DEPOIS DE 25 anos de produção independente ao lado do marido, o biólogo Roberto Werneck, 51, a jornalista Paula Saldanha, 49, contabiliza milhares de reportagens, mais de 90 mil fotos e de cem documentários -a maioria para o programa "Expedições", veiculado pela TVE e pela TV Cultura (domingos, 19h30). Saldanha falou ao TV Folha.

A produção independente é uma aventura de risco no Brasil?
É em qualquer lugar; no Brasil, muito mais, porque com a extensão territorial do país, as emissoras nacionais restringem o mercado. Faço um acordo com a Rede Brasil (TVE) e a Cultura (que são afinadas em termos de filosofia), mas não posso simultaneamente negociar com uma emissora comercial. E tem os custos do programa, já que o "Expedições" é produzido em viagens, e viajar dentro do Brasil é caríssimo. Até 1985, o formato também dificultava, porque não era permitido fazer denúncia.
Como era naquela época?
Tivemos muita censura. Um exemplo é o título "A Amazônia é Nossa", de 1979, além de sete minutos do próprio programa. Criticávamos a entrada de multinacionais na floresta, desmatamentos, queimadas e grilagem de terra.
Mas isso mudou.
Lentamente. No programa do último dia 22, falamos da grilagem de terra e da destruição de nascentes dos principais afluentes do rio São Francisco. Hoje preferimos apontar soluções, o que nos faz aprofundar a pesquisa e viajar mais. O programa é produzido em 15 dias e leva um mês pra ser editado.
Como é viver viajando?
Fascinante. Meu caçula está com 20 anos; quando comecei a viajar com o Roberto, ele tinha três. Tinha o esquema das avós e das madrinhas. Na adolescência, nossos três filhos reclamavam mais.

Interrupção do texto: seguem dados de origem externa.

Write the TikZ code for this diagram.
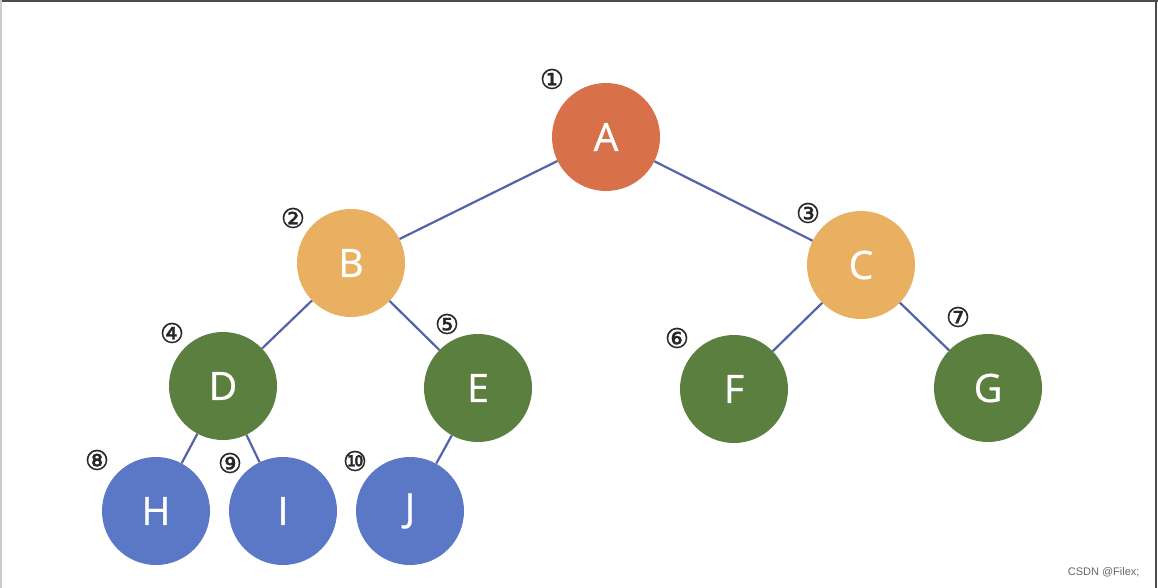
\documentclass[tikz,border=0pt]{standalone}
\usepackage{fontspec}
\setmainfont{Open Sans}
\newfontfamily\letterfont[FakeBold=0.8]{Open Sans}
\newfontfamily\symfont[FakeBold=1.2]{DejaVu Sans}
\newfontfamily\wmfont{Liberation Sans}
\definecolor{cA}{HTML}{D8704A}
\definecolor{cB}{HTML}{E8B060}
\definecolor{cD}{HTML}{5B7F3F}
\definecolor{cH}{HTML}{5B78C6}
\definecolor{edgecol}{HTML}{5462A8}
\begin{document}
\begin{tikzpicture}[x=1pt,y=-1pt,
  tnode/.style={circle,minimum size=108pt,inner sep=0pt,text=white,
    font=\letterfont\fontsize{39}{44}\selectfont},
  num/.style={font=\symfont\fontsize{27}{29}\selectfont,text=black!85,inner sep=0pt},
  edge/.style={draw=edgecol,line width=2.2pt}]
\useasboundingbox (0,0) rectangle (1158,588);
\fill[white] (0,0) rectangle (1158,588);
\draw[black!70,line width=3pt] (0,1) -- (1158,1);
\draw[black!70,line width=2pt] (1156,0) -- (1156,588);
\draw[black!20,line width=2pt] (1,0) -- (1,588);
% nodes
\node[tnode,fill=cA] (A) at (606,137) {A};
\node[tnode,fill=cB] (B) at (351,263) {B};
\node[tnode,fill=cB] (C) at (861,265) {C};
\node[tnode,fill=cD] (D) at (223,386) {D};
\node[tnode,fill=cD] (E) at (478,388) {E};
\node[tnode,fill=cD] (F) at (734,389) {F};
\node[tnode,fill=cD] (G) at (988,388) {G};
\node[tnode,fill=cH] (H) at (156,511) {H};
\node[tnode,fill=cH] (I) at (283,511) {I};
\node[tnode,fill=cH] (J) at (410,511) {J};
% edges
\draw[edge] (A) -- (B);
\draw[edge] (A) -- (C);
\draw[edge] (B) -- (D);
\draw[edge] (B) -- (E);
\draw[edge] (C) -- (F);
\draw[edge] (C) -- (G);
\draw[edge] (D) -- (H);
\draw[edge] (D) -- (I);
\draw[edge] (E) -- (J);
% numbers
\node[num] (n1) at (552,79) {①};
\node[num] (n2) at (293,218) {②};
\node[num] (n3) at (808,213) {③};
\node[num] (n4) at (172,333) {④};
\node[num] (n5) at (447,324) {⑤};
\node[num] (n6) at (677,338) {⑥};
\node[num] (n7) at (958,317) {⑦};
\node[num] (n8) at (97,460) {⑧};
\node[num] (n9) at (230,463) {⑨};
\node[num] (n10) at (355,461) {⑩};
\node[font=\wmfont\fontsize{11}{13}\selectfont,text=black!60,anchor=east] (wm) at (1143,572) {CSDN @Filex;};
\end{tikzpicture}
\end{document}
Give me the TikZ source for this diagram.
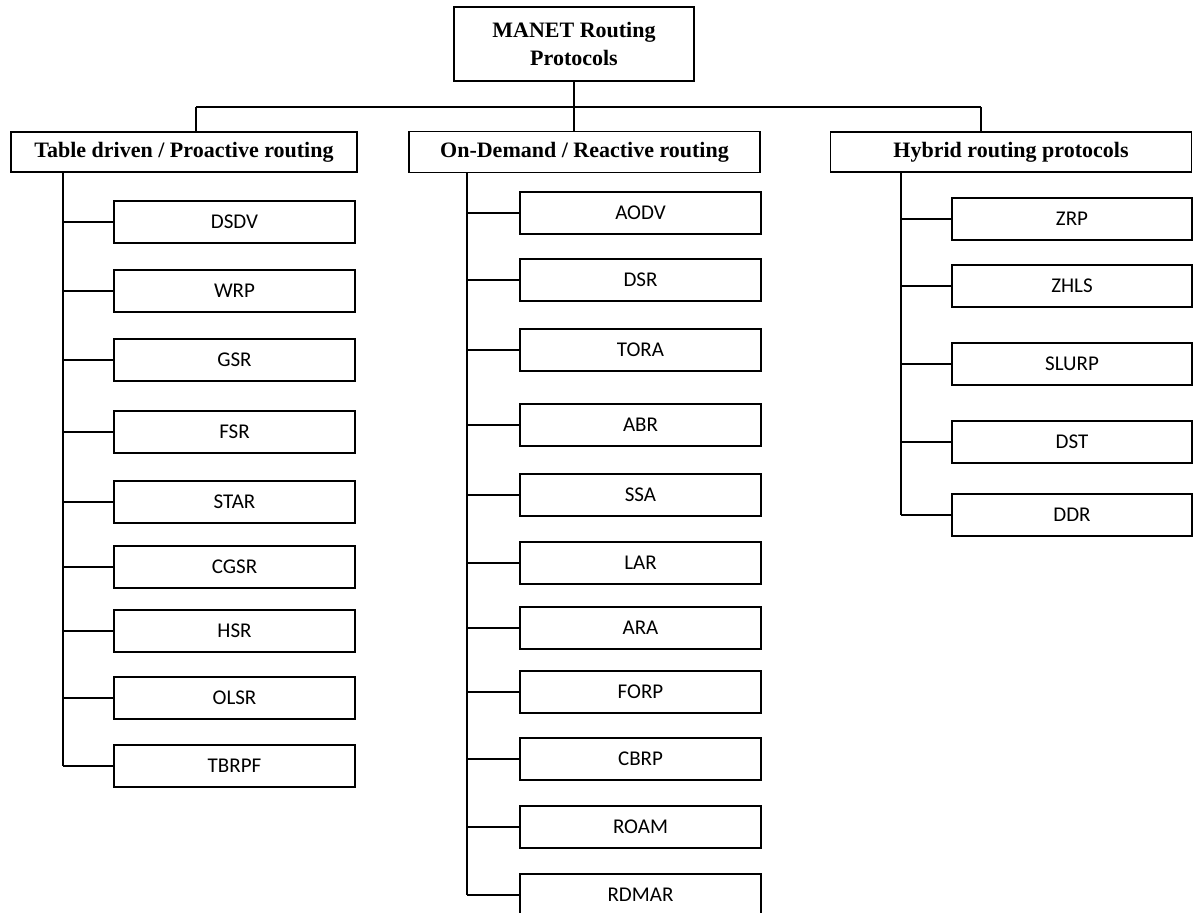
\documentclass[tikz,border=0pt]{standalone}
\usepackage{fontspec}
\setmainfont{Liberation Serif}
\newfontfamily\protofont{Carlito}
\usepackage{tikz}

\tikzset{
  headbox/.style={draw,line width=1.3pt,inner sep=0pt,align=center,
    font=\fontsize{22}{28}\selectfont\bfseries},
  protobox/.style={draw,line width=1.3pt,inner sep=0pt,minimum width=241pt,
    minimum height=42pt,font=\protofont\fontsize{21}{24}\selectfont},
  link/.style={line width=1.3pt}
}

\begin{document}
\begin{tikzpicture}[x=1pt,y=-1pt]
  \useasboundingbox (0,0) rectangle (1195,913);

  % Root and the three families
  \node[headbox,minimum width=240pt,minimum height=74pt] (manet) at (574,44)
    {MANET Routing\\Protocols};
  \node[headbox,minimum width=346pt,minimum height=40pt] (proact) at (184,152)
    {Table driven / Proactive routing};
  \node[headbox,minimum width=351pt,minimum height=41pt] (react) at (584.5,152)
    {On-Demand / Reactive routing};
  \node[headbox,minimum width=361pt,minimum height=40pt] (hybrid) at (1011,152)
    {Hybrid routing protocols};

  % Bus under the root
  \coordinate (busL) at (196,107);
  \coordinate (busR) at (981,107);
  \draw[link] (busL) -- (busR);
  \draw[link] (busL) -- (busL |- proact.north);
  \draw[link] (busR) -- (busR |- hybrid.north);
  \draw[link] (manet.south) -- (manet.south |- react.north);

  % Trunks
  \coordinate (trunkA) at (63,0);
  \coordinate (trunkB) at (467,0);
  \coordinate (trunkC) at (901,0);

  % Proactive protocols
  \foreach \nm/\lab/\y in {dsdv/DSDV/222,wrp/WRP/291,gsr/GSR/360,fsr/FSR/432,
      star/STAR/502,cgsr/CGSR/567,hsr/HSR/631,olsr/OLSR/698,tbrpf/TBRPF/766} {
    \node[protobox] (\nm) at (234.5,\y) {\lab};
    \draw[link] (\nm.west) -- (\nm.west -| trunkA);
  }
  \draw[link] (proact.south -| trunkA) -- (tbrpf.west -| trunkA);

  % Reactive protocols
  \foreach \nm/\lab/\y in {aodv/AODV/213,dsr/DSR/280,tora/TORA/350,abr/ABR/425,
      ssa/SSA/495,lar/LAR/563,ara/ARA/628,forp/FORP/692,cbrp/CBRP/759,
      roam/ROAM/827,rdmar/RDMAR/895} {
    \node[protobox] (\nm) at (640.5,\y) {\lab};
    \draw[link] (\nm.west) -- (\nm.west -| trunkB);
  }
  \draw[link] (react.south -| trunkB) -- (rdmar.west -| trunkB);

  % Hybrid protocols
  \foreach \nm/\lab/\y in {zrp/ZRP/219,zhls/ZHLS/286,slurp/SLURP/364,
      dst/DST/442,ddr/DDR/515} {
    \node[protobox,minimum width=240pt] (\nm) at (1072,\y) {\lab};
    \draw[link] (\nm.west) -- (\nm.west -| trunkC);
  }
  \draw[link] (hybrid.south -| trunkC) -- (ddr.west -| trunkC);
\end{tikzpicture}
\end{document}
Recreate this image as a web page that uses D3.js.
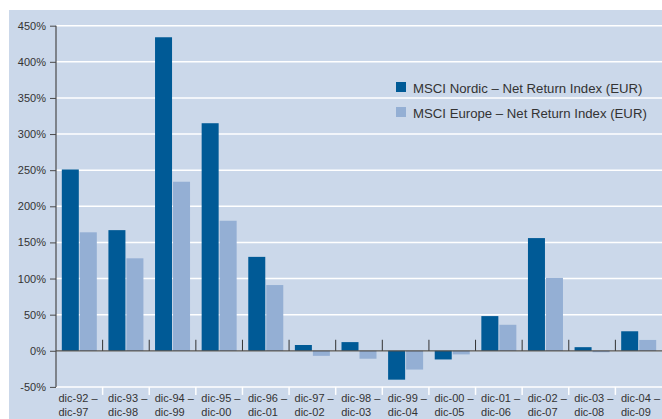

A produção independente que tem por tema a educação é mais fácil de fazer?
O "Expedições" é jornalístico, social e cultural. Mas o pessoal acha que meio ambiente é bichinho e floresta. No começo, quando fazíamos muita denúncia, era difícil conseguir patrocínio. As empresas tinham medo que denunciássemos o que elas faziam de errado. Depois da Rio 92 é que ficou "in" patrocinar programas ecológicos.
No exterior isso é diferente?
A Europa é fascinada pelo lado exótico do Brasil. Já fomos contactados por canais da Inglaterra, França e Itália. Estamos traduzindo nossos livros e programas para o inglês e o espanhol.
Quais os maiores desafios nesses 25 anos de produção independente?
Chegar à nascente do rio Amazonas, em altitude de 5.500 metros, nos Andes peruanos. E conseguir verba para viabilizar o programa na TV. Até 1995, nunca tivemos patrocínio. No caso do "Fantástico", éramos pagos pelo direito de exibição por um período, o que muitas vezes nos deixava no prejuízo. A parceria com a Globo acabou porque ela passou a comprar programas estrangeiros, mais baratos por serem vendidos para mais de cem países.
Qual é a média de audiência?
O "Expedições" está entre os de maior audiência na TVE e na Cultura. Na TVE, tem cerca de 12 milhões de telespectadores semanais.
Como foi sua passagem pela Globo?
Entre 1974 e 1985, apresentei o "Fantástico", o "Jornal Hoje" e o "Globinho". Mas, já em 1977, eu e Roberto passamos a produzir documentários científicos para o "Globinho". Dois anos depois, fizemos o primeiro programa sobre ecologia para jovens na TV brasileira, o "Globinho Repórter".
Por que você saiu da Globo?
Em 85, tentei resgatar o "Globinho", o "Globinho Repórter" e sugeri um programa de entretenimento, mas nada foi adiante porque a emissora entrou numa linha mais comercial. Preferi sair e fechei um contrato de produção independente com o "Fantástico", que durou até 1992. Foi a primeira vez que a Globo trabalhou com material jornalístico de produtora independente. Eles avisavam que não queriam filmes científicos, porque era pra povão. Diziam que o velhinho não podia dormir na cadeira.